The harpsichord was in general use for over 400 years until the piano reached a state of development that made it a practical instrument. The harpsichord, then, can be considered a fully developed and “finished” instrument. It has reached the zenith of its technological evolution. Modern “enhancements” the use of metal, plastic, and plywood, have not been generally regarded as improvements, and in the field of harpsichord building, authenticity is regarded as the hallmark of a fine instrument. The same cannot be said for pianos. There are several historical instances of early pianofortes being converted into harpsichords, which tells us that early pianos were probably not the best.
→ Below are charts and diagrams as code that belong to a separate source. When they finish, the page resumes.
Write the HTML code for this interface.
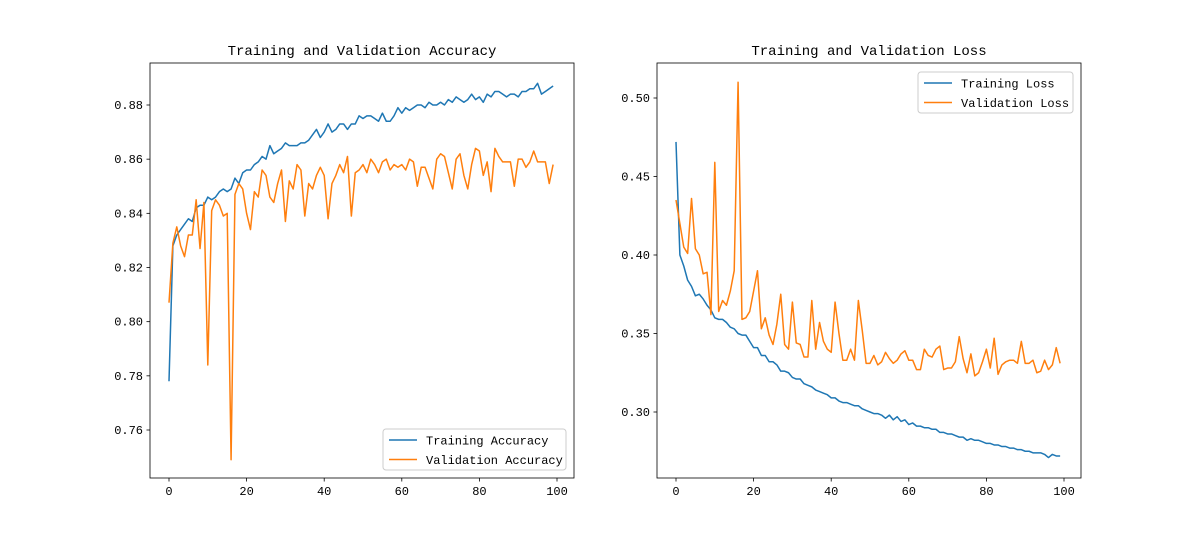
<!DOCTYPE html>
<html><head><meta charset="utf-8"><style>
body{margin:0;background:#fff}
svg text{font-family:"Liberation Mono","WenQuanYi Zen Hei",monospace;fill:#000}
</style></head><body>
<svg id="fig" width="1200" height="537" xmlns="http://www.w3.org/2000/svg"></svg>
<script>
const epochs = Array.from({length:100},(_,i)=>i);
const trainAcc=[0.778,0.828,0.832,0.834,0.836,0.838,0.837,0.842,0.843,0.843,0.846,0.845,0.846,0.848,0.849,0.848,0.849,0.853,0.851,0.855,0.856,0.856,0.858,0.859,0.861,0.860,0.865,0.862,0.863,0.864,0.866,0.865,0.865,0.865,0.866,0.866,0.867,0.869,0.871,0.868,0.870,0.873,0.870,0.871,0.873,0.873,0.871,0.873,0.873,0.876,0.875,0.876,0.876,0.875,0.874,0.877,0.874,0.874,0.876,0.879,0.877,0.879,0.878,0.879,0.880,0.880,0.879,0.881,0.880,0.880,0.881,0.880,0.882,0.881,0.883,0.882,0.881,0.882,0.884,0.882,0.883,0.881,0.884,0.883,0.885,0.885,0.884,0.883,0.884,0.884,0.883,0.885,0.885,0.886,0.886,0.888,0.884,0.885,0.886,0.887];
const valAcc=[0.807,0.829,0.835,0.828,0.824,0.832,0.832,0.845,0.827,0.844,0.784,0.841,0.845,0.843,0.839,0.840,0.749,0.847,0.851,0.849,0.840,0.834,0.848,0.846,0.856,0.854,0.846,0.844,0.851,0.856,0.837,0.852,0.849,0.858,0.856,0.839,0.851,0.849,0.854,0.857,0.854,0.838,0.851,0.854,0.858,0.855,0.861,0.839,0.855,0.856,0.858,0.855,0.860,0.858,0.855,0.859,0.860,0.856,0.858,0.857,0.858,0.856,0.860,0.859,0.850,0.857,0.857,0.853,0.849,0.860,0.862,0.861,0.855,0.849,0.860,0.862,0.854,0.849,0.858,0.864,0.863,0.854,0.859,0.848,0.864,0.861,0.859,0.859,0.859,0.850,0.860,0.860,0.857,0.859,0.863,0.859,0.859,0.859,0.851,0.858];
const trainLoss=[0.472,0.400,0.393,0.384,0.380,0.374,0.375,0.372,0.368,0.365,0.360,0.359,0.359,0.357,0.354,0.353,0.350,0.349,0.349,0.345,0.341,0.341,0.336,0.336,0.332,0.332,0.330,0.326,0.326,0.325,0.322,0.321,0.321,0.318,0.317,0.316,0.314,0.313,0.312,0.311,0.309,0.309,0.307,0.306,0.306,0.305,0.304,0.304,0.302,0.301,0.300,0.299,0.299,0.298,0.296,0.298,0.295,0.297,0.294,0.295,0.292,0.293,0.291,0.291,0.290,0.290,0.289,0.289,0.287,0.287,0.286,0.286,0.285,0.284,0.284,0.282,0.283,0.282,0.282,0.281,0.280,0.280,0.279,0.279,0.278,0.278,0.277,0.277,0.276,0.276,0.275,0.275,0.274,0.274,0.274,0.273,0.271,0.273,0.272,0.272];
const valLoss=[0.435,0.420,0.405,0.401,0.436,0.404,0.400,0.388,0.389,0.362,0.459,0.364,0.371,0.368,0.377,0.390,0.510,0.359,0.360,0.364,0.377,0.390,0.353,0.360,0.349,0.343,0.356,0.375,0.343,0.340,0.370,0.344,0.343,0.335,0.335,0.371,0.340,0.357,0.345,0.340,0.338,0.370,0.350,0.333,0.333,0.340,0.333,0.371,0.352,0.331,0.331,0.336,0.330,0.332,0.338,0.334,0.331,0.333,0.337,0.339,0.333,0.333,0.327,0.327,0.340,0.336,0.335,0.340,0.342,0.327,0.328,0.328,0.332,0.348,0.334,0.325,0.337,0.323,0.325,0.332,0.340,0.328,0.347,0.324,0.330,0.332,0.333,0.333,0.331,0.345,0.331,0.331,0.333,0.325,0.326,0.333,0.327,0.330,0.341,0.331];
const xTicks=[0,20,40,60,80,100];
const accTicks=[0.76,0.78,0.80,0.82,0.84,0.86,0.88];
const lossTicks=[0.30,0.35,0.40,0.45,0.50];

const NS="http://www.w3.org/2000/svg";
const svg=document.getElementById('fig');
function mk(tag,attrs,parent){const e=document.createElementNS(NS,tag);for(const k in attrs)e.setAttribute(k,attrs[k]);(parent||svg).appendChild(e);return e;}

function panel(cfg){
  const g=mk('g',{});
  
  
  const {x0,x1,y0,y1}=cfg.box;
  const sx=v=>cfg.px0+(v-0)*(cfg.px100-cfg.px0)/100;
  const sy=v=>cfg.ya+(v-cfg.va)*(cfg.yb-cfg.ya)/(cfg.vb-cfg.va);
  cfg.series.forEach(s=>{
    const d=s.data.map((v,i)=>(i?'L':'M')+sx(epochs[i]).toFixed(2)+','+sy(v).toFixed(2)).join('');
    const p=mk('path',{d,fill:'none',stroke:s.color,'stroke-width':1.5,'stroke-linejoin':'round'},g);
    
    
  });
  const frame=mk('rect',{x:x0,y:y0,width:x1-x0,height:y1-y0,fill:'none',stroke:'#000','stroke-width':0.8},g);
  
  
  xTicks.forEach(t=>{
    const x=sx(t);
    mk('line',{x1:x,x2:x,y1:y1,y2:y1+3.5,stroke:'#000','stroke-width':0.8},g);
    const tx=mk('text',{x:x,y:y1+17,'text-anchor':'middle','font-size':12},g);
    tx.textContent=t;
    
    
  });
  cfg.yTicks.forEach(t=>{
    const y=sy(t);
    mk('line',{x1:x0-3.5,x2:x0,y1:y,y2:y,stroke:'#000','stroke-width':0.8},g);
    const tx=mk('text',{x:x0-7,y:y+4,'text-anchor':'end','font-size':12},g);
    tx.textContent=t.toFixed(2);
    
    
  });
  const ti=mk('text',{x:(x0+x1)/2,y:y0-8,'text-anchor':'middle','font-size':14},g);
  ti.textContent=cfg.title;
  
  
  const L=cfg.legend;
  const lg=mk('g',{},g);
  
  
  mk('rect',{x:L.x,y:L.y,width:L.w,height:41,rx:3,fill:'#fff','fill-opacity':0.8,stroke:'#ccc'},lg);
  cfg.series.forEach((s,i)=>{
    const yy=L.y+11+i*19.5;
    mk('line',{x1:L.x+6,x2:L.x+34,y1:yy,y2:yy,stroke:s.color,'stroke-width':1.5},lg);
    const tx=mk('text',{x:L.x+43,y:yy+4.5,'font-size':12},lg);
    tx.textContent=s.label;
    
    
  });
}
panel({name:'accuracy-chart',title:'Training and Validation Accuracy',box:{x0:150,x1:574,y0:63,y1:478},
  px0:169,px100:557,ya:105,va:0.88,yb:430,vb:0.76,yTicks:accTicks,
  legend:{x:383,y:429,w:183},
  series:[{key:'training-accuracy-line',label:'Training Accuracy',color:'#1f77b4',data:trainAcc},
          {key:'validation-accuracy-line',label:'Validation Accuracy',color:'#ff7f0e',data:valAcc}]});
panel({name:'loss-chart',title:'Training and Validation Loss',box:{x0:657,x1:1081,y0:63,y1:478},
  px0:676,px100:1064,ya:98,va:0.50,yb:412,vb:0.30,yTicks:lossTicks,
  legend:{x:918,y:72,w:155},
  series:[{key:'training-loss-line',label:'Training Loss',color:'#1f77b4',data:trainLoss},
          {key:'validation-loss-line',label:'Validation Loss',color:'#ff7f0e',data:valLoss}]});
</script>
</body></html>
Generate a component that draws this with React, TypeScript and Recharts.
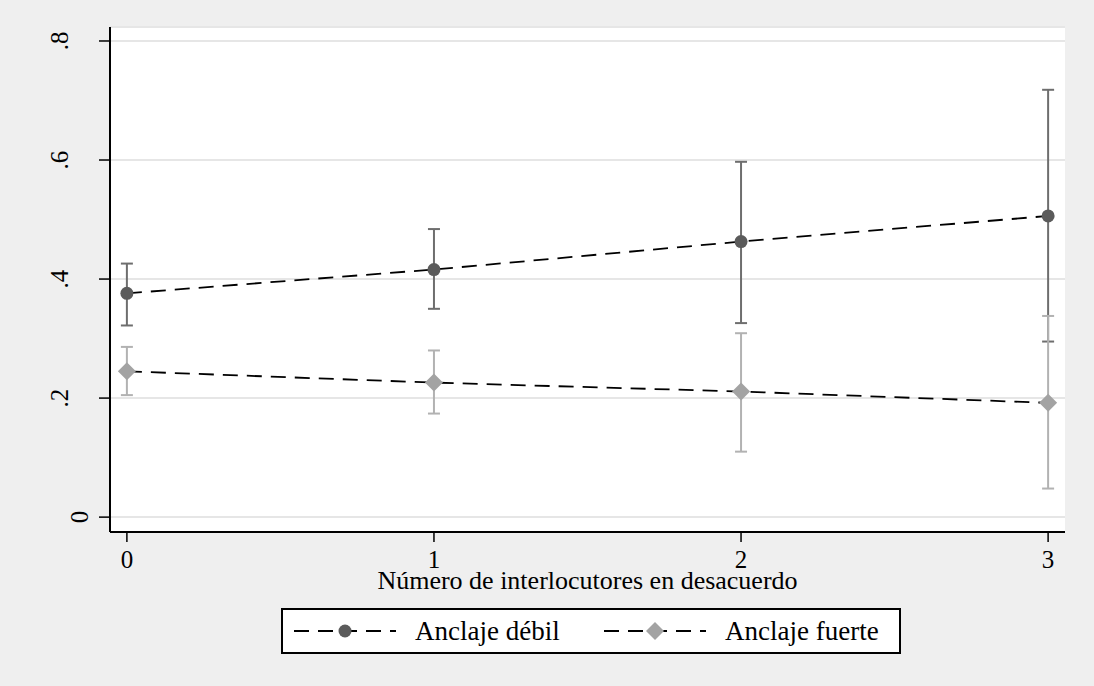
import { LineChart, Line, XAxis, YAxis, CartesianGrid, ErrorBar, Label } from "recharts";

const xs = [0, 1, 2, 3];
const debilMean = [0.376, 0.416, 0.463, 0.506];
const debilLow = [0.322, 0.35, 0.326, 0.295];
const debilHigh = [0.426, 0.484, 0.597, 0.718];
const fuerteMean = [0.245, 0.226, 0.211, 0.192];
const fuerteLow = [0.205, 0.174, 0.11, 0.048];
const fuerteHigh = [0.286, 0.28, 0.309, 0.338];
const yTicks = [0, 0.2, 0.4, 0.6, 0.8];
const yTickLabels = ["0", ".2", ".4", ".6", ".8"];

const FONT = '"Liberation Serif", "Times New Roman", serif';
const DEBIL_DOT = "#5b5b5b";
const DEBIL_CI = "#6e6e6e";
const FUERTE_DOT = "#a3a3a3";
const FUERTE_CI = "#b2b2b2";
const DASH = "15 9";

const rows = xs.map((x, i) => ({
  x,
  debil: debilMean[i],
  debilErr: [debilMean[i] - debilLow[i], debilHigh[i] - debilMean[i]],
  fuerte: fuerteMean[i],
  fuerteErr: [fuerteMean[i] - fuerteLow[i], fuerteHigh[i] - fuerteMean[i]],
}));

const CircleDot = (props: any) => {
  const { cx, cy } = props;
  if (cx == null || cy == null) return null;
  return <circle cx={cx} cy={cy} r={6.5} fill={DEBIL_DOT} />;
};

const DiamondDot = (props: any) => {
  const { cx, cy } = props;
  if (cx == null || cy == null) return null;
  const r = 9;
  return (
    <polygon
      points={`${cx},${cy - r} ${cx + r},${cy} ${cx},${cy + r} ${cx - r},${cy}`}
      fill={FUERTE_DOT}
    />
  );
};

const XTick = (props: any) => {
  const { x, y, payload } = props;
  return (
    <text x={x} y={y + 24} textAnchor="middle" fontSize={25} fontFamily={FONT} fill="#000">
      {payload.value}
    </text>
  );
};

const YTick = (props: any) => {
  const { y, payload } = props;
  const idx = yTicks.indexOf(payload.value);
  const label = yTickLabels[idx] ?? String(payload.value);
  // Stata sets the lone "0" a little closer to the axis
  const bx = label === "0" ? 88 : 68;
  return (
    <text
      x={bx}
      y={y}
      textAnchor="middle"
      fontSize={25}
      fontFamily={FONT}
      fill="#000"
      transform={`rotate(-90, ${bx}, ${y})`}
    >
      {label}
    </text>
  );
};

const Legend = () => (
  <svg
    width={1094}
    height={686}
    style={{ position: "absolute", left: 0, top: 0, pointerEvents: "none" }}
  >
    <rect x={282} y={609} width={618} height={44} fill="#fff" stroke="#000" strokeWidth={2} />
    <line x1={294} y1={631} x2={396} y2={631} stroke="#000" strokeWidth={1.8} strokeDasharray={DASH} />
    <circle cx={345} cy={631} r={6.5} fill={DEBIL_DOT} />
    <text x={415} y={640} fontSize={27} fontFamily={FONT} fill="#000">
      Anclaje débil
    </text>
    <line x1={604} y1={631} x2={706} y2={631} stroke="#000" strokeWidth={1.8} strokeDasharray={DASH} />
    <polygon points="655,622 664,631 655,640 646,631" fill={FUERTE_DOT} />
    <text x={725} y={640} fontSize={27} fontFamily={FONT} fill="#000">
      Anclaje fuerte
    </text>
  </svg>
);

export default function App() {
  return (
    <div
      style={{
        position: "absolute",
        left: 0,
        top: 0,
        width: 1094,
        height: 686,
        background: "#efefef",
        fontFamily: FONT,
      }}
    >
      <LineChart
        width={1094}
        height={686}
        data={rows}
        margin={{ top: 27, right: 29, bottom: 94, left: 0 }}
      >
        <CartesianGrid vertical={false} fill="#fff" stroke="#e6e6e6" strokeWidth={2} />
        <XAxis
          type="number"
          dataKey="x"
          domain={[-0.055, 3.055]}
          ticks={xs}
          allowDataOverflow
          height={60}
          axisLine={{ stroke: "#000", strokeWidth: 2 }}
          tickLine={{ stroke: "#000", strokeWidth: 1.5 }}
          tickSize={10}
          tick={<XTick />}
        >
          <Label
            content={(p: any) => {
              const vb = p.viewBox || { x: 110, y: 532, width: 955 };
              return (
                <text
                  x={vb.x + vb.width / 2}
                  y={vb.y + 57}
                  textAnchor="middle"
                  fontSize={26}
                  fontFamily={FONT}
                  fill="#000"
                >
                  Número de interlocutores en desacuerdo
                </text>
              );
            }}
          />
        </XAxis>
        <YAxis
          type="number"
          domain={[-0.025, 0.8235]}
          ticks={yTicks}
          allowDataOverflow
          width={110}
          axisLine={{ stroke: "#000", strokeWidth: 2 }}
          tickLine={{ stroke: "#000", strokeWidth: 1.5 }}
          tickSize={11}
          tick={<YTick />}
        />
        <Line
          dataKey="debil"
          stroke="#000"
          strokeWidth={1.8}
          strokeDasharray={DASH}
          dot={<CircleDot />}
          activeDot={false}
          isAnimationActive={false}
        >
          <ErrorBar dataKey="debilErr" direction="y" width={6} stroke={DEBIL_CI} strokeWidth={2} />
        </Line>
        <Line
          dataKey="fuerte"
          stroke="#000"
          strokeWidth={1.8}
          strokeDasharray={DASH}
          dot={<DiamondDot />}
          activeDot={false}
          isAnimationActive={false}
        >
          <ErrorBar dataKey="fuerteErr" direction="y" width={6} stroke={FUERTE_CI} strokeWidth={2} />
        </Line>
      </LineChart>
      <Legend />
    </div>
  );
}
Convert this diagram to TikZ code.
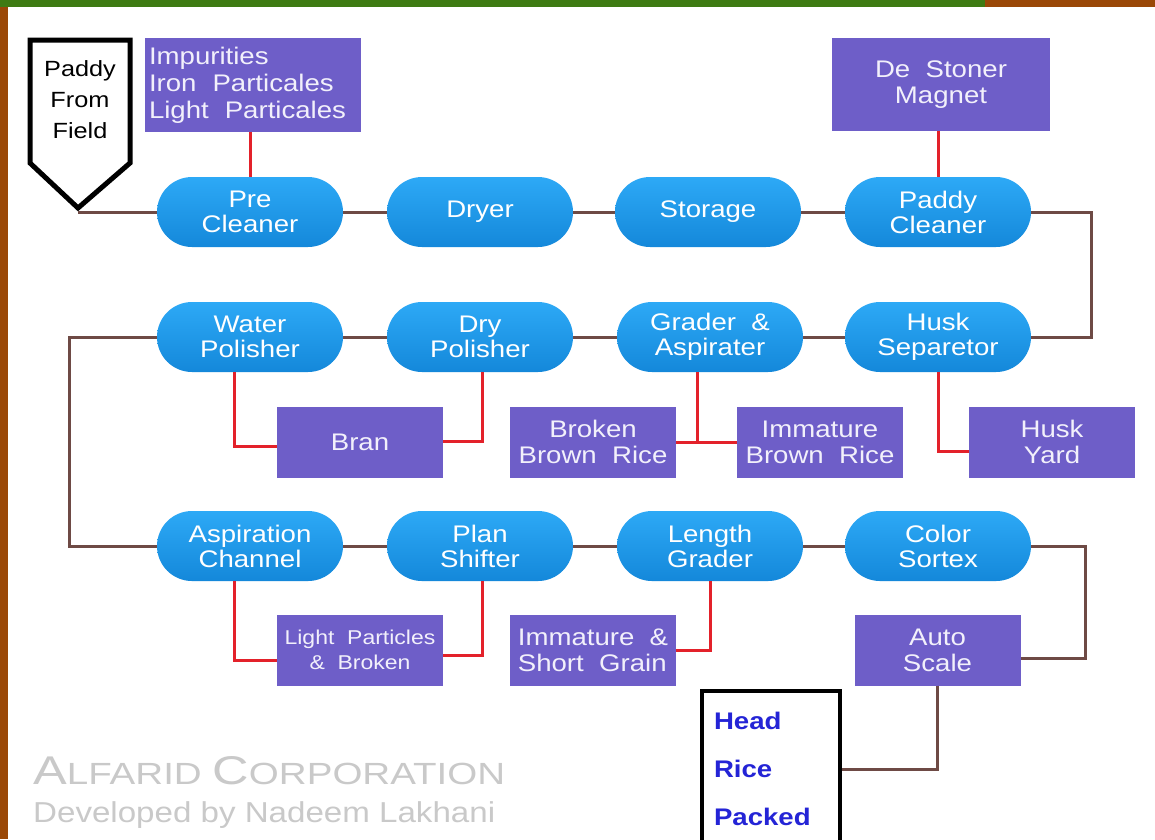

With the advent of mass produced cast iron and factory made movements of great precision, even a person of modest means can own an instrument that would have been a technological marvel in Mozart’s time.

In my opinion, Professor Silverman is correct in his conclusions of why playing Mozart on a modern piano is justified. I’m just not convinced it’s because that’s what the original composers would have done had they been alive today. I’m also equally certain that they would not be composing the type of music that the constraints and idiosyncrasies of their instruments afforded them.

In a way, this is almost the opposite of the issues that we face in Winter Harp. Some of the instruments we play are very ancient indeed, but we are by no means early music purists. Using early instruments- Celtic harps, psalteries, clay drums, etc. is mostly a conscious decision to avoid the familiar sound of their modern counterparts. What’s curious is that many people have commented that some of our instruments have a decidedly electronic sound to them.